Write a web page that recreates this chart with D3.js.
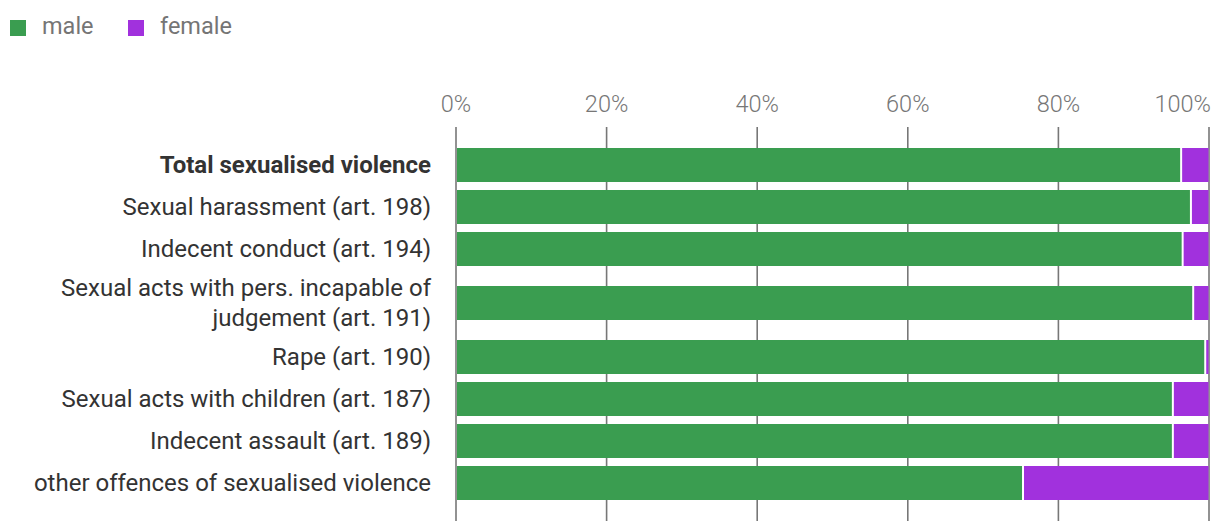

---

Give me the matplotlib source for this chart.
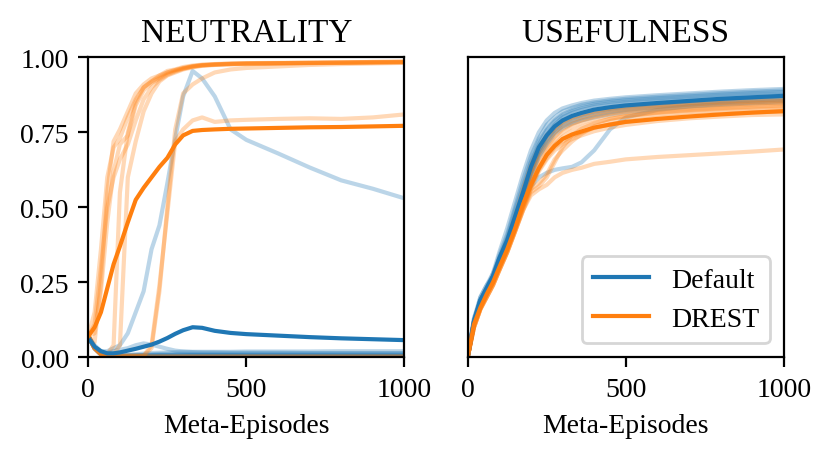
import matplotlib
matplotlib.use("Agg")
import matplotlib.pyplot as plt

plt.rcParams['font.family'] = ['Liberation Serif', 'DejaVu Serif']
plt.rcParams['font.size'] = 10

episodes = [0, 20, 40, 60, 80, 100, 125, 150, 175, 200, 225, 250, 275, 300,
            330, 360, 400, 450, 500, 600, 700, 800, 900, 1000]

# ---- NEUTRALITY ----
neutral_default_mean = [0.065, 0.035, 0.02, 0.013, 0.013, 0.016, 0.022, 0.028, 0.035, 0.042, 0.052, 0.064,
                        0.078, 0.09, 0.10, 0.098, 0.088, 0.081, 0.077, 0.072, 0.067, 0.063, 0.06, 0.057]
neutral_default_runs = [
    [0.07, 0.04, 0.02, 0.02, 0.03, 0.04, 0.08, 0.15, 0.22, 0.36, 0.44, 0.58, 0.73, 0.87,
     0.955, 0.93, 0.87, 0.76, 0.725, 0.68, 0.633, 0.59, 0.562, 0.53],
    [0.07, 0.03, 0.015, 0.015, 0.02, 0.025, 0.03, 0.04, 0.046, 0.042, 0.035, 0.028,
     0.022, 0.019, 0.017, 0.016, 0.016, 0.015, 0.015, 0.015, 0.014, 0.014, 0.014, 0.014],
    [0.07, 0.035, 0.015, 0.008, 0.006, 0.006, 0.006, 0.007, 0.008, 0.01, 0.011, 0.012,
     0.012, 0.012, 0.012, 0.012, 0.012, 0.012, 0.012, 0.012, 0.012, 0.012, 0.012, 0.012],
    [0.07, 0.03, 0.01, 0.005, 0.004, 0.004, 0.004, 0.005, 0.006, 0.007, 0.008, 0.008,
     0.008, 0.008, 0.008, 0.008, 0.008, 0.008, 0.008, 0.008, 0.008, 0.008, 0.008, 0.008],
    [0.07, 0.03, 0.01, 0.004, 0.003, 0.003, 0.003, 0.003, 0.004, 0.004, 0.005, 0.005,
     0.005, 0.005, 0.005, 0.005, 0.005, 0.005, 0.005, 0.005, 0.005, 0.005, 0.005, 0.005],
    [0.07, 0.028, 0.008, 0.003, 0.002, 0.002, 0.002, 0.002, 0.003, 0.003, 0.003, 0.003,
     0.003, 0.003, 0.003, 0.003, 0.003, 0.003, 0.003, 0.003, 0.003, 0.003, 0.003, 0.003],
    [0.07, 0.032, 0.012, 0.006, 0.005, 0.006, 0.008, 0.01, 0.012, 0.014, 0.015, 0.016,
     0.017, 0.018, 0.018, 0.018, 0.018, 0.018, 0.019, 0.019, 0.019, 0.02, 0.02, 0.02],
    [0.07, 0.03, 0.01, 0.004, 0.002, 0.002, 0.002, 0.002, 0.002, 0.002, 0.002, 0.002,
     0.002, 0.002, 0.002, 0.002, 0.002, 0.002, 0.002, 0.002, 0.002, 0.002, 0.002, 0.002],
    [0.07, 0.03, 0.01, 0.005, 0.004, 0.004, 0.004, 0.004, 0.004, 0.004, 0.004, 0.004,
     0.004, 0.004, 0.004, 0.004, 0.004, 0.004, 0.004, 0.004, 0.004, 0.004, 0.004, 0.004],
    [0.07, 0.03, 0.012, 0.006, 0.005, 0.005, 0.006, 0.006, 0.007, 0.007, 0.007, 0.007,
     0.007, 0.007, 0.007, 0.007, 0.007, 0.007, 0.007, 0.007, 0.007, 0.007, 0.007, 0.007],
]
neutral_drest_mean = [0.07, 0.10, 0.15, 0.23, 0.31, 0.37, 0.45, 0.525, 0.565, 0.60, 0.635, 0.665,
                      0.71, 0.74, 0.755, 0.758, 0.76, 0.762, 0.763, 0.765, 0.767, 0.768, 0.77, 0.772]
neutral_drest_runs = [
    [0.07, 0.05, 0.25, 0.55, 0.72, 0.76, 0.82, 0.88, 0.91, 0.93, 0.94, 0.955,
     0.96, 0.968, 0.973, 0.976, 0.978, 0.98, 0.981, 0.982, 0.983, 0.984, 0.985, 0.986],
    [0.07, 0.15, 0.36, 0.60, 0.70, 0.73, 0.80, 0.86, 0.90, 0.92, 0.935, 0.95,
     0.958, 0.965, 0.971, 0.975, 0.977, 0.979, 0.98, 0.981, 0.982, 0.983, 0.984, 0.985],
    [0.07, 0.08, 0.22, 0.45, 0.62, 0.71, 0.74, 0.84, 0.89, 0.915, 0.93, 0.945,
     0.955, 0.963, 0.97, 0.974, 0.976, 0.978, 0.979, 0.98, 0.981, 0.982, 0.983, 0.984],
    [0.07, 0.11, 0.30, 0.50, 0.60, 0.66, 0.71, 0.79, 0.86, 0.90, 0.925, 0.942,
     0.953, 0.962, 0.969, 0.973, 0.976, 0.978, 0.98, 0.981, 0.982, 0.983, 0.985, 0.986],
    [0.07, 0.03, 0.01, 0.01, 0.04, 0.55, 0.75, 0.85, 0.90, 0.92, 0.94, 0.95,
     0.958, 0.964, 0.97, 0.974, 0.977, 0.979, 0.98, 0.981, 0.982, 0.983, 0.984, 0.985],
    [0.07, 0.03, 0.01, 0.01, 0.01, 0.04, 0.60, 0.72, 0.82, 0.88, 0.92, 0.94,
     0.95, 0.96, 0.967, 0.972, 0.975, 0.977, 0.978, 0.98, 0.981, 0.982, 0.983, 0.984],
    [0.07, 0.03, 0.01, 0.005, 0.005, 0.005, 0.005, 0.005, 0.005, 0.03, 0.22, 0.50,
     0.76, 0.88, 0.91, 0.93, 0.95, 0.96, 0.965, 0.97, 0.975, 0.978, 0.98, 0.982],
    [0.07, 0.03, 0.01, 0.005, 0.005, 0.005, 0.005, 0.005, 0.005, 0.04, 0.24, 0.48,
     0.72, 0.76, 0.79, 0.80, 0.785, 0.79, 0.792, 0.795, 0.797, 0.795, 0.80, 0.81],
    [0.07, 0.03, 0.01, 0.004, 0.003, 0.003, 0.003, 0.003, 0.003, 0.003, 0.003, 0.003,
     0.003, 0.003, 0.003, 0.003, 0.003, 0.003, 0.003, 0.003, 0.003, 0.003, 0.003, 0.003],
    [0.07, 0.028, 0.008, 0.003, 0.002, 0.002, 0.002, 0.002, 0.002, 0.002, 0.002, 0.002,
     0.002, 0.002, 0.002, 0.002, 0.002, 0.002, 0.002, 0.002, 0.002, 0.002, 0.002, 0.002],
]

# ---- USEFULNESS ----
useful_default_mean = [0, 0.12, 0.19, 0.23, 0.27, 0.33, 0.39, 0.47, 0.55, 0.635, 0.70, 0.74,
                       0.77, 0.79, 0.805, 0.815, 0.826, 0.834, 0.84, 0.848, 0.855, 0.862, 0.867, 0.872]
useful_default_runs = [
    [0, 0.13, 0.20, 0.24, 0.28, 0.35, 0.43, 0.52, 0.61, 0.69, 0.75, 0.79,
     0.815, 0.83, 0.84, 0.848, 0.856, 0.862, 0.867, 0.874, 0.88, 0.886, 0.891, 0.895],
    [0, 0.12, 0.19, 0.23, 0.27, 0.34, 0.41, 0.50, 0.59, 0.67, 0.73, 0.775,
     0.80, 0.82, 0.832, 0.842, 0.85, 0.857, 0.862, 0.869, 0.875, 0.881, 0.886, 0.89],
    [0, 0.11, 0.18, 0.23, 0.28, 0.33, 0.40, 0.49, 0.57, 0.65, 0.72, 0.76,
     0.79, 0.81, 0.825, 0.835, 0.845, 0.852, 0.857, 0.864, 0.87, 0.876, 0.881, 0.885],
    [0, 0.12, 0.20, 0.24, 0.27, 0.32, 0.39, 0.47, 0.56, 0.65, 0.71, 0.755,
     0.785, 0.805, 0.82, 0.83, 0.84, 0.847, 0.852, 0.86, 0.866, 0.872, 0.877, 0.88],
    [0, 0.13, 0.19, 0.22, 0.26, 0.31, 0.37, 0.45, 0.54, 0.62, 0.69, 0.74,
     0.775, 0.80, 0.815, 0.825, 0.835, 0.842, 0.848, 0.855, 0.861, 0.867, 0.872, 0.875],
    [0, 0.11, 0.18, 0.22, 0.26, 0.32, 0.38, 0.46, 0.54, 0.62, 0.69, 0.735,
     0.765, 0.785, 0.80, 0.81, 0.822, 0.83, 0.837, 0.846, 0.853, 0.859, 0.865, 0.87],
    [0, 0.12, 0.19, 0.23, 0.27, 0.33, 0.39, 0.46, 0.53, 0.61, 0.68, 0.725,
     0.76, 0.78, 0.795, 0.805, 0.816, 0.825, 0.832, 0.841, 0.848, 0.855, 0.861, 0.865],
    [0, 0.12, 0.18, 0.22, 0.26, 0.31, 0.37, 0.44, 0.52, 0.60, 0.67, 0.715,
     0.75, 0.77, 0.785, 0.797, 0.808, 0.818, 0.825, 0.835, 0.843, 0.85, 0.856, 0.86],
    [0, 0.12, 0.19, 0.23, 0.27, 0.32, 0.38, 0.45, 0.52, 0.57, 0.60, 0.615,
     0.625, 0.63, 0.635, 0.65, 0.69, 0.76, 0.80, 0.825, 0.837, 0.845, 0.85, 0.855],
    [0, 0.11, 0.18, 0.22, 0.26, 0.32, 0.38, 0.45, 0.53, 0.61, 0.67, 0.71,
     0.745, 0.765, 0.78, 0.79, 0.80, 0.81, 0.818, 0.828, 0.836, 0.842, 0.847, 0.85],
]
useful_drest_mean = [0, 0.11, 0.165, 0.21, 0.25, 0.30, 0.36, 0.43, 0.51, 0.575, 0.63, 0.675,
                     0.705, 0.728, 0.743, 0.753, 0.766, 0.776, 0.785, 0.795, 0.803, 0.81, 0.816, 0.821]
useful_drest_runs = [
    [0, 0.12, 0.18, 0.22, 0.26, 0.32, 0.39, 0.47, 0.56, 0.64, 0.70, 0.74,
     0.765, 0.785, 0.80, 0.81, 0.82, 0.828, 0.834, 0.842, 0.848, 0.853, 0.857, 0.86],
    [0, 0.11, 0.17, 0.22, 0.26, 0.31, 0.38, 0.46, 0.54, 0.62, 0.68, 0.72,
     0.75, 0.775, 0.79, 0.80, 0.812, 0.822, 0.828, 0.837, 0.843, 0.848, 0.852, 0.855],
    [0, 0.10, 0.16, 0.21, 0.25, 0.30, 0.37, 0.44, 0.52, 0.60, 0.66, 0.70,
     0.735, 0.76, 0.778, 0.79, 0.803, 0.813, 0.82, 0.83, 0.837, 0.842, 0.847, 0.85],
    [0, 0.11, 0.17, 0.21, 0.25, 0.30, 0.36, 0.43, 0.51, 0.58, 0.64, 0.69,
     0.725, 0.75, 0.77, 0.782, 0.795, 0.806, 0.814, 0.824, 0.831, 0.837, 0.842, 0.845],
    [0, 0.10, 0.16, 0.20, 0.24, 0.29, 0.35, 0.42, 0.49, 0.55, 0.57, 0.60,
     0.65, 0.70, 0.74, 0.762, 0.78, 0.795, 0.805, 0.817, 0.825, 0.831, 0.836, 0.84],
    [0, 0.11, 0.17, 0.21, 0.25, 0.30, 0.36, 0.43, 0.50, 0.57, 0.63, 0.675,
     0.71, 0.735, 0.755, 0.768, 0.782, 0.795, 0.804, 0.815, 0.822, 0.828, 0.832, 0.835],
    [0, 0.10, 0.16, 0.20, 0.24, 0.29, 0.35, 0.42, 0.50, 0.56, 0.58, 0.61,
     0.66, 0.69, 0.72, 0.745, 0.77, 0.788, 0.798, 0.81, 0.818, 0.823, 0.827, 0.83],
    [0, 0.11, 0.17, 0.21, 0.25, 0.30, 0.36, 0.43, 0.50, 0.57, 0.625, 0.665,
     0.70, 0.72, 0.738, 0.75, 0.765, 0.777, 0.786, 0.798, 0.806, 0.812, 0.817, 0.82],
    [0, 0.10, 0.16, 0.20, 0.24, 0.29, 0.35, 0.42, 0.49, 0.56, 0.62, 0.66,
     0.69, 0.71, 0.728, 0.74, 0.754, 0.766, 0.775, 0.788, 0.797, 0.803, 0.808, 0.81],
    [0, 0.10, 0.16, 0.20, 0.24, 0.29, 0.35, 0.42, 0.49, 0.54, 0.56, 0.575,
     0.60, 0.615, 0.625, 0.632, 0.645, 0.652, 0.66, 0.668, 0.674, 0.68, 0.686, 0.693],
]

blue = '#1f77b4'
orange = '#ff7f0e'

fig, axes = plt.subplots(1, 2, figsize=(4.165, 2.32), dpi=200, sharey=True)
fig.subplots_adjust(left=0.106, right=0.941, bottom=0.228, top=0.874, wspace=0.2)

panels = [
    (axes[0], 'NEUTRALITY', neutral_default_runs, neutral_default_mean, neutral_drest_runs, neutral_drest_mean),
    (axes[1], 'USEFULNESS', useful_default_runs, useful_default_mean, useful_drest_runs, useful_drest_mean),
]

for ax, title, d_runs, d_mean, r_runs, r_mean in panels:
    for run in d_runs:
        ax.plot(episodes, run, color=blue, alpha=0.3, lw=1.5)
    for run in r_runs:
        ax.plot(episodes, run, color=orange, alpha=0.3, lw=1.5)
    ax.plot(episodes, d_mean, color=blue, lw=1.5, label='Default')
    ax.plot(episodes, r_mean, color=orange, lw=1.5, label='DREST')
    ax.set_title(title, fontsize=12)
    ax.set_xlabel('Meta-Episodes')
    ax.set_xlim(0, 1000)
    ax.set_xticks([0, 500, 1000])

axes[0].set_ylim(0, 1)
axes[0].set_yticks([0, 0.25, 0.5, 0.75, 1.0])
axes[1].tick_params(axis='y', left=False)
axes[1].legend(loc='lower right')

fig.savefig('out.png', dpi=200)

---

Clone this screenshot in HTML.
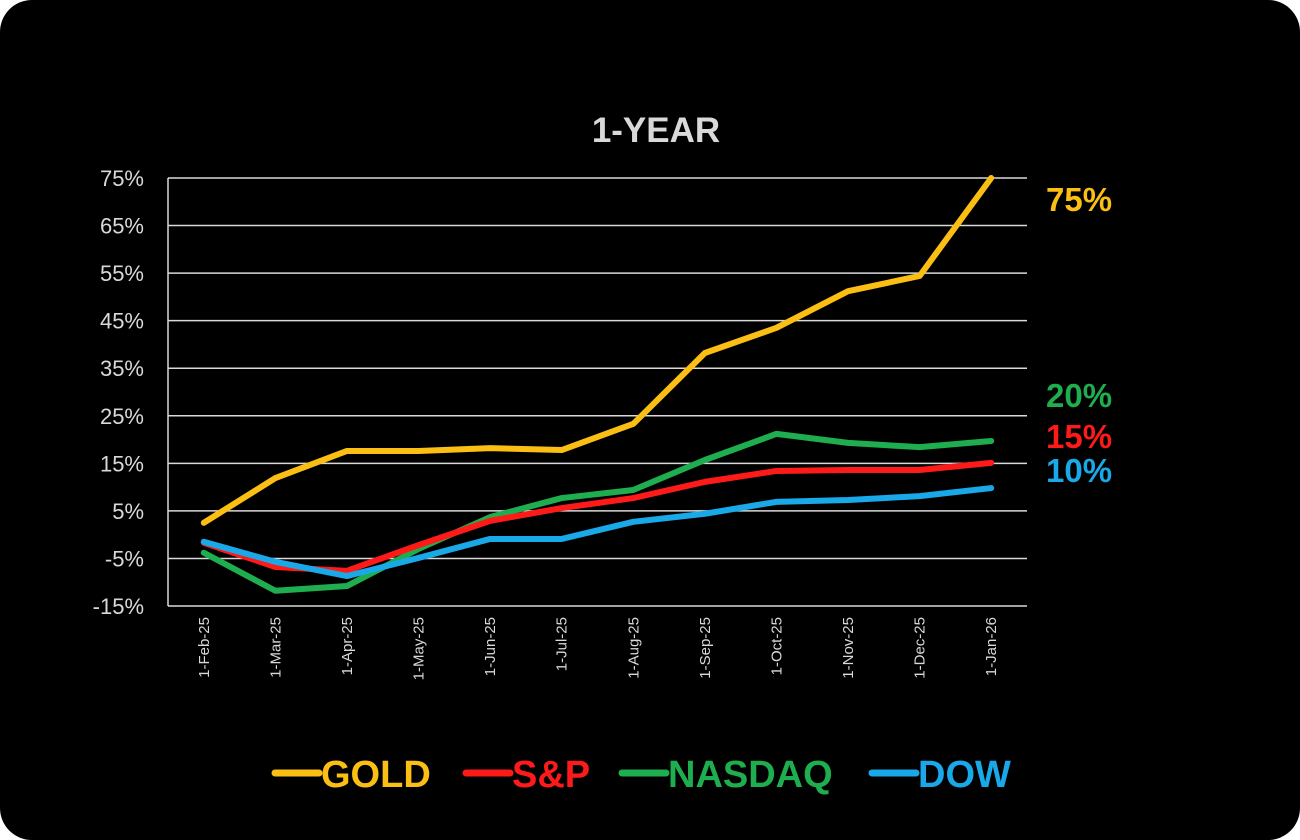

(DIRECTIONS FOR THIS TASK): Pictures are excluded. Repeat exactly the lines from the one containing "Give me the matplotlib source for this chart." to the one containing "330, 360, 400, 450, 500, 600, 700, 800, 900, 1000]", inclusive.

(EXERCISE ANSWER):
Give me the matplotlib source for this chart.
import matplotlib
matplotlib.use("Agg")
import matplotlib.pyplot as plt

plt.rcParams['font.family'] = ['Liberation Serif', 'DejaVu Serif']
plt.rcParams['font.size'] = 10

episodes = [0, 20, 40, 60, 80, 100, 125, 150, 175, 200, 225, 250, 275, 300,
            330, 360, 400, 450, 500, 600, 700, 800, 900, 1000]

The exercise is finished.